Happy Birthday’s and Get Well Soon’s. Postcards from Barbados. I was the messenger. I daydreamed about my
future journeys into the foggy morning light. The sky would be a romantic
purple, stars still shining and reflecting off my eyes, you could see me: a
young girl courier, walking through the empty streets and tossing papers from a
distance—birds would swoop down from telephone wires and carry the papers in
their beaks onto welcome mats, dropping them gently, as I danced along. Faint music
would carry me through the downtown, the streetlights changing colors upon my
passing, and after I was done, I would count my tips and smile, floating back
to my apartment.
On my first
day I stepped in dog shit. I was to pick up the newspapers at Webb’s Market, a
seedy corner store that I later learned to avoid lest the owner, a portly man
with a thick mustache outlining his bloated, shining lips, tell me I had a fine
set of breasts. My courier bag was charged to my paycheck, which had made me
unhappy, and it was barely large enough to contain the sixty-or-so,
heavy-as-hell Sunday papers. My assignment was Bartlett Street, maybe the worst
street in the worst city in Maine. I could smell the cat piss before I even
entered the street. After wiping my shit-caked shoe on the outside wall of
Webb’s Market, I set out optimistically—so what if there weren’t the birds and
the music and the pretty morning lights?
Entering
Bartlett Street was like falling into a nightmare, or a dreary surrealist
painting. Before me was a long, dark, and wet deadscape that reeked of urine
and poverty; the apartments seemed to slump down, giving up after all these
years of housing druggies and prostitutes and criminals. I watched my steps for
poops of any kind, avoiding beer cans and ripped garbage bags with flies and
food spilling out into the sidewalk. God had thrown up on this street all of
the things he wouldn’t let into heaven. And there I was.
My first
delivery was 106 Bartlett Street and the last name was Renaud. I furrowed my
brows at the building in front of me; it had been completely boarded up and the
screen door was torn off its hinges. I braved into the porch taking deep
breaths, fearing that I may see the keeled-over, rotting corpse of an old woman
who once enjoyed reading the morning newspaper.

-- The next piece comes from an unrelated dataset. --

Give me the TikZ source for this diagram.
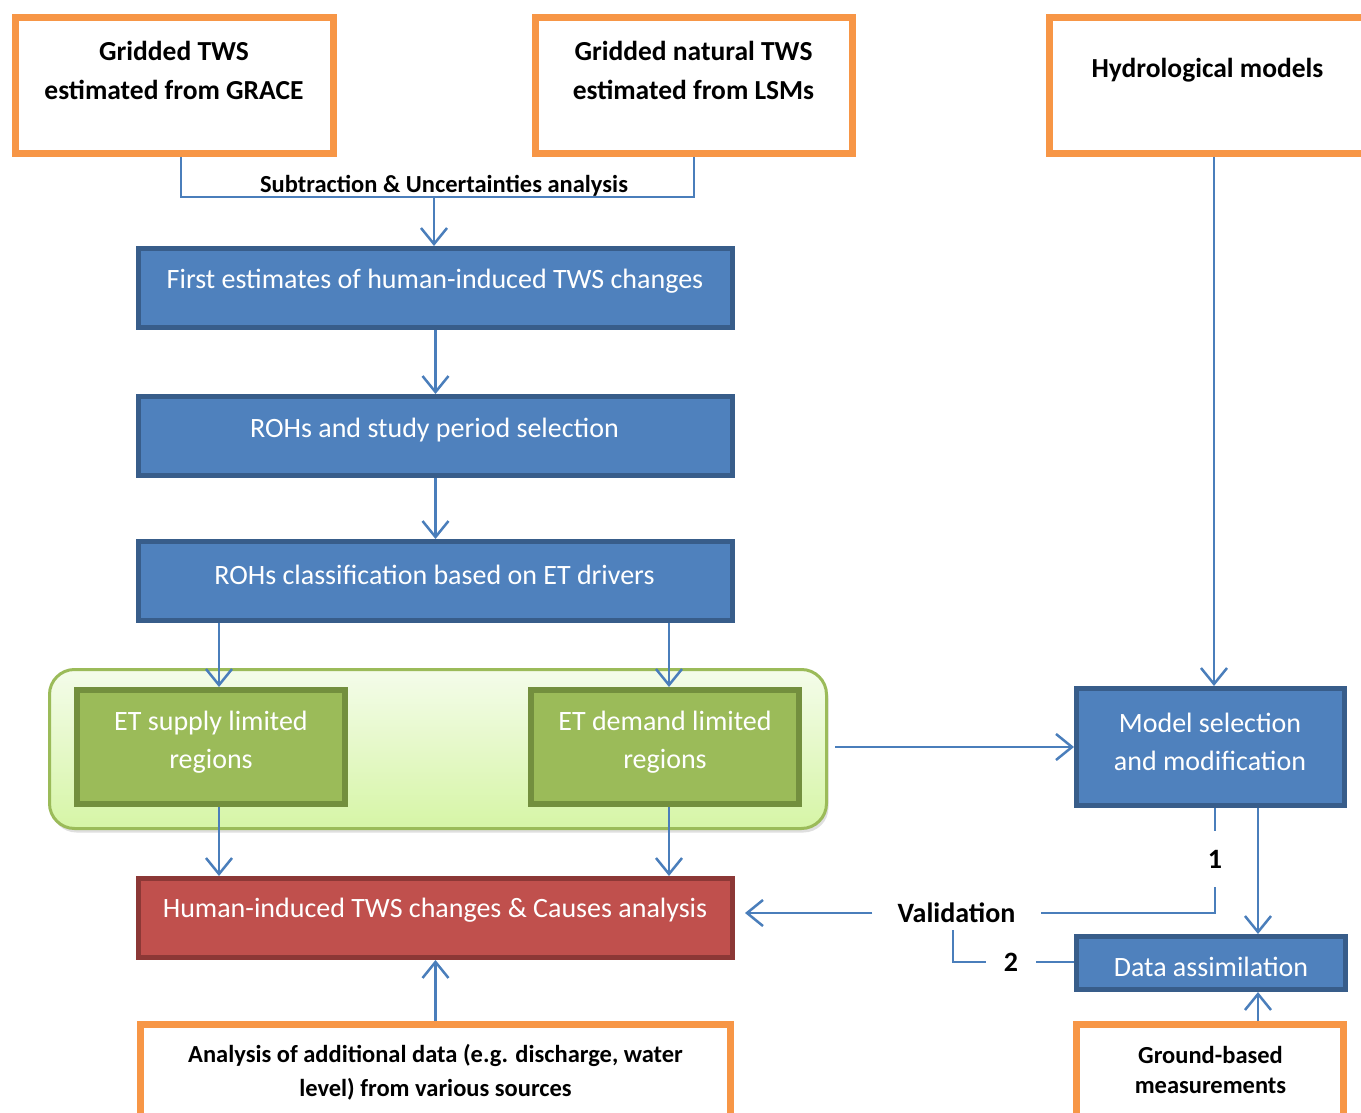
\documentclass[tikz,border=0pt]{standalone}
\usepackage{fontspec}
\setmainfont{Carlito}
\usetikzlibrary{arrows.meta,shadows}

\definecolor{orangeb}{HTML}{F79646}
\definecolor{bluef}{HTML}{4F81BD}
\definecolor{blued}{HTML}{385D8A}
\definecolor{greenf}{HTML}{9BBB59}
\definecolor{greend}{HTML}{738F3E}
\definecolor{redf}{HTML}{C0504D}
\definecolor{redd}{HTML}{8C3836}
\definecolor{linkc}{HTML}{4A7EBB}
\definecolor{grptop}{HTML}{F4FCEA}
\definecolor{grpbot}{HTML}{D6F5A6}

\tikzset{
  inbox/.style={draw=orangeb, line width=7pt, fill=white, inner sep=0pt},
  stepbox/.style={draw=blued, line width=5pt, fill=bluef, inner sep=0pt,
    minimum width=594pt, minimum height=79pt},
  regbox/.style={draw=greend, line width=6pt, fill=greenf, inner sep=0pt,
    minimum width=268pt, minimum height=114pt},
  resbox/.style={draw=redd, line width=5pt, fill=redf, inner sep=0pt,
    minimum width=594pt, minimum height=79pt},
  group/.style={draw=greenf, line width=3pt, rounded corners=25pt,
    top color=grptop, bottom color=grpbot, inner sep=0pt,
    minimum width=777pt, minimum height=159pt,
    drop shadow={shadow xshift=2pt, shadow yshift=-4pt, opacity=0.25}},
  hdrtxt/.style={font=\bfseries\fontsize{27.5pt}{39pt}\selectfont, align=center},
  boxtxt/.style={text=white, font=\fontsize{28pt}{38pt}\selectfont, align=center},
  subtxt/.style={font=\bfseries\fontsize{24.5pt}{28pt}\selectfont, inner sep=0pt},
  srctxt/.style={font=\bfseries\fontsize{24.5pt}{34pt}\selectfont, align=center},
  numtxt/.style={font=\bfseries\fontsize{28pt}{32pt}\selectfont},
  link/.style={draw=linkc, line width=2.5pt},
  flow/.style={link, -{Straight Barb[length=16pt, width=26pt]}}
}

\begin{document}
\begin{tikzpicture}[x=1pt, y=-1pt]
\useasboundingbox (0,0) rectangle (1361,1113);
\clip (0,0) rectangle (1361,1113);
\fill[white] (0,0) rectangle (1361,1113);

% input data
\node[inbox, minimum width=318pt, minimum height=136pt] (gr) at (174.5,85.5) {};
\node[hdrtxt] (gr-t) at (174,70) {Gridded TWS\\estimated from GRACE};
\node[inbox, minimum width=317pt, minimum height=136pt] (lsm) at (694,85.5) {};
\node[hdrtxt] (lsm-t) at (693.5,70) {Gridded natural TWS\\estimated from LSMs};
\node[inbox, minimum width=318pt, minimum height=136pt] (hyd) at (1208.5,85.5) {};
\node[hdrtxt] (hyd-t) at (1207.5,70) {Hydrological models};

% processing chain
\node[stepbox] (fe) at (435.5,288) {};
\node[boxtxt] (fe-t) at (435,281) {First estimates of human-induced TWS changes};
\node[stepbox] (rs) at (435.5,436) {};
\node[boxtxt] (rs-t) at (434.5,430) {ROHs and study period selection};
\node[stepbox] (rc) at (435.5,581) {};
\node[boxtxt] (rc-t) at (434.5,575) {ROHs classification based on ET drivers};

\node[group] (grp) at (438,749) {};
\node[regbox] (sup) at (211,747) {};
\node[boxtxt] (sup-t) at (211,742) {ET supply limited\\regions};
\node[regbox] (dem) at (665,747) {};
\node[boxtxt] (dem-t) at (665,742) {ET demand limited\\regions};

\node[resbox] (hc) at (435.5,918) {};
\node[boxtxt] (hc-t) at (435,910) {Human-induced TWS changes \& Causes analysis};
\node[inbox, minimum width=590pt, minimum height=110pt] (add) at (435.5,1079.5) {};
\node[srctxt] (add-t) at (435.5,1072) {Analysis of additional data (e.g. discharge, water\\level) from various sources};

% model side
\node[stepbox, minimum width=268pt, minimum height=117pt] (mod) at (1210.5,747) {};
\node[boxtxt] (mod-t) at (1210,742) {Model selection\\and modification};
\node[stepbox, minimum width=269pt, minimum height=53pt] (da) at (1211,963) {};
\node[boxtxt] (da-t) at (1211,967) {Data assimilation};
\node[inbox, minimum width=267pt, minimum height=110pt] (gb) at (1210,1079.5) {};
\node[srctxt, font=\bfseries\fontsize{24.5pt}{30pt}\selectfont] (gb-t) at (1210.5,1070) {Ground-based\\measurements};

% connectors
\coordinate (sj) at (434,197);
\draw[link] ([xshift=6.5pt]gr.south) |- (sj) -| (lsm.south);
\node[subtxt, anchor=base] (sub) at (444,193) {Subtraction \& Uncertainties analysis};
\draw[flow] (sj) -- (sj |- fe.north);
\draw[flow] (fe) -- (rs);
\draw[flow] (rs) -- (rc);
\coordinate (supx) at ([xshift=8pt]sup.north);
\coordinate (demx) at ([xshift=4pt]dem.north);
\draw[flow] (supx |- rc.south) -- (supx);
\draw[flow] (demx |- rc.south) -- (demx);
\draw[flow] (supx |- sup.south) -- (supx |- hc.north);
\draw[flow] (demx |- dem.south) -- (demx |- hc.north);
\draw[flow] (add) -- (hc);

\coordinate (hydx) at ([xshift=3.5pt]mod.north);
\draw[flow] (hydx |- hyd.south) -- (hydx);
\coordinate (grpx) at ([xshift=7pt]grp.east);
\draw[flow] (grpx |- mod.west) -- (mod.west);
\coordinate (dax) at ([xshift=47pt]da.north);
\draw[flow] (dax |- mod.south) -- (dax);
\draw[flow] (dax |- gb.north) -- (dax |- da.south);

% validation
\node[numtxt, inner xsep=4pt, inner ysep=19pt] (one) at (1215,859) {1};
\node[numtxt, inner xsep=25pt, inner ysep=7pt] (valid) at (956.5,913) {Validation};
\node[numtxt, inner xsep=18pt, inner ysep=4pt] (two) at (1011,962) {2};
\draw[link] (one.north |- mod.south) -- (one.north);
\draw[link] (one.south) |- (valid.east);
\coordinate (hcx) at ([xshift=10pt]hc.east);
\draw[flow] (valid.west) -- (valid.west -| hcx);
\draw[link] ([xshift=-3.5pt]valid.south) |- (two.west);
\draw[link] (two.east) -- (two.east -| da.west);
\end{tikzpicture}
\end{document}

But there was no corpse. There was, however, a sign on the door of the
first apartment reading, bluntly: “PUT THE PAPER IN THE BAG!!!” And below,
hanging on the knob, was a little plastic bag. I did as I was told, and hurried
back to the street, clutching my courier bag.
I soon
learned to wear headphones and turn the volume on my music as high as I could
muster to avoid the terrifying sounds of the downtown: cat screeches, trashcans
falling over, couples fighting, and the slurred bantering of the local drunks,
stumbling back to their homes after the bars closed and cops began to linger.
“Hey
papergirl!”
“Hey
papergirl, you gotta paper?!”
“Hey
papergirl, nice titties. You wanna fuck?”
I didn’t
want to be fucked nor did I want to get into the passenger seat of the Somali
man who touched my hair that winter when I broke into a run. Each month seemed
to darken my eyes to the world in which I lived, to my ideas about mommies and
daddies, and drugs, and the poor, and America. I wondered if inside the windows
I passed there were children sleeping without blankets, if this was the only
America they would come to know. I delivered the news to the people this
country had forsaken, their names only known in the arrest logs or on the front
page, if they finally injected too much, let baby cry for too long, or gave the
ol’ wife what she really deserved.
I woke up
at three-thirty every morning for two years and soon I stopped going back to
sleep when I was done my deliveries. Then I stopped sleeping altogether. A
depression crept out of the downtown shadows and cloaked itself over me like a
blanket. I entered high school with drooping black eyes, under a veil that
dragged over everything in my path, painting the world a color I couldn’t
recognize or understand but I was sure could be found on Bartlett Street. When
I turned fifteen, I found a new job and I could not return to that street for a
long time.
Bartlett Street is not merely a
street to me now; it is an idea, a manifestation of the festering neglect of
the poor within the bowels of America, a barely-thriving organism, an old,
stinking drunk, catcalling girls into the morning light. It is the monster that
lives not under my bed, but beyond my window, beckoning me into its cold. And
if I go to Hell when I die, surely it will look like Bartlett Street, for never
have I stepped on such sidewalks paved in sadness and pain. I fear for those
who grow up on these streets, whose foundation is cracked and covered in cat
piss, broken condoms, and needles. Bartlett Street is homage to all of those
American streets, where dirty children play in the road and mothers sip their
vodka through orange juice straws and fathers are out fucking other mothers on
other streets and sometimes their children, too. Bartlett Street is a bastard
of the once-prosperous past, the drunken ex-wife of industry, who left and took
everything with it. It is a sad novel waiting to be read, a heartbreaking
tragedy that industry fathered and then left, and there will always be a
papergirl, marching every day past the people of Bartlett Street, who sees more
truth in them than in the newspapers she carries.